Trojan Targets Skype IM Users
The most popular service of Skype is allowing subscribers to make free of cost telephone calls over the Internet. There are more than 7 million subscribers of the company. Just a year ago, online auction firm eBay acquired it for $2.6 billion.
On December 19, 2006 security firm Websense detected a Trojan horse that aims at Skype IM users. This is the latest in a row of instant messaging attacks in 2006. The firm reported that a self-propagating worm called "sp.exe" plants the attack. Websense in co-operation with Skype and its parent company eBay conducted an investigation after which it issued an update stating it as a Trojan horse.
The Trojan infecting through the Skype API behaves according to the specifications of the API. The user running Skype does get an alert notification when a program attempts to access it, that the user must acknowledge. Websense wrote in a warning message that presently Skype doesn't have any uncovered vulnerability. The site hosting the Trojan is now down.

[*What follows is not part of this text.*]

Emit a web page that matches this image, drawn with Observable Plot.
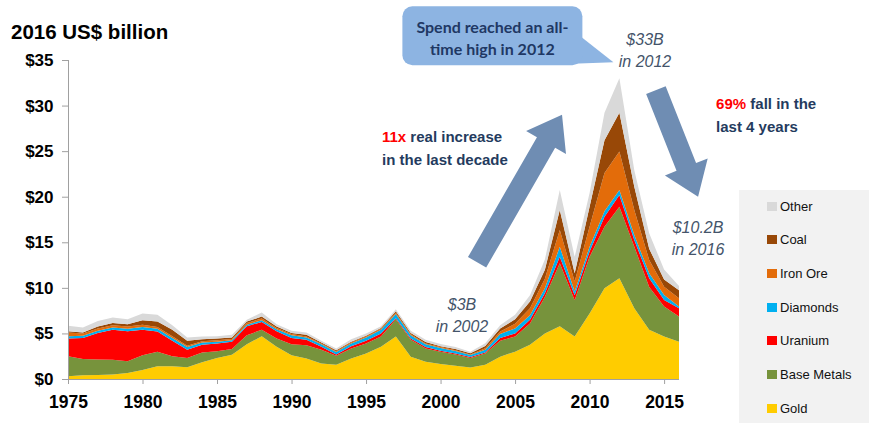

The user of a public API (Application Programming Interface) is a particularly unusual thing, says Dan Hubbard, vice president of research at Websense. Skype connects to USB devices such as VoIP phones by its two-part API. The mechanism enables 'third-party applications' to access Skype such as to make a telephone call.
According to Hubbard, the malware is either spreading slowly and only regionally, or it has disappeared by now.
In its security warning Websense describes the Trojan horse sending a message via the Skype Chat - text-based instant messenger - that instructs the recipient to download a file called sp.exe. A user who follows the instruction downloads Skype programming code through the virus along with the same virus' new versions that tries to steal passwords.
Websense said that the first appearance of the worm was in Asia however rival security-firm F-Secure called it an exaggeration. According to Mikko Hyponnen, chief research officer at F-Secure, there was no widespread outbreak of Skype worm at present. F-Secure is following the situation closely. The worm is found to have originated in the Asia Pacific region, mainly in Korea.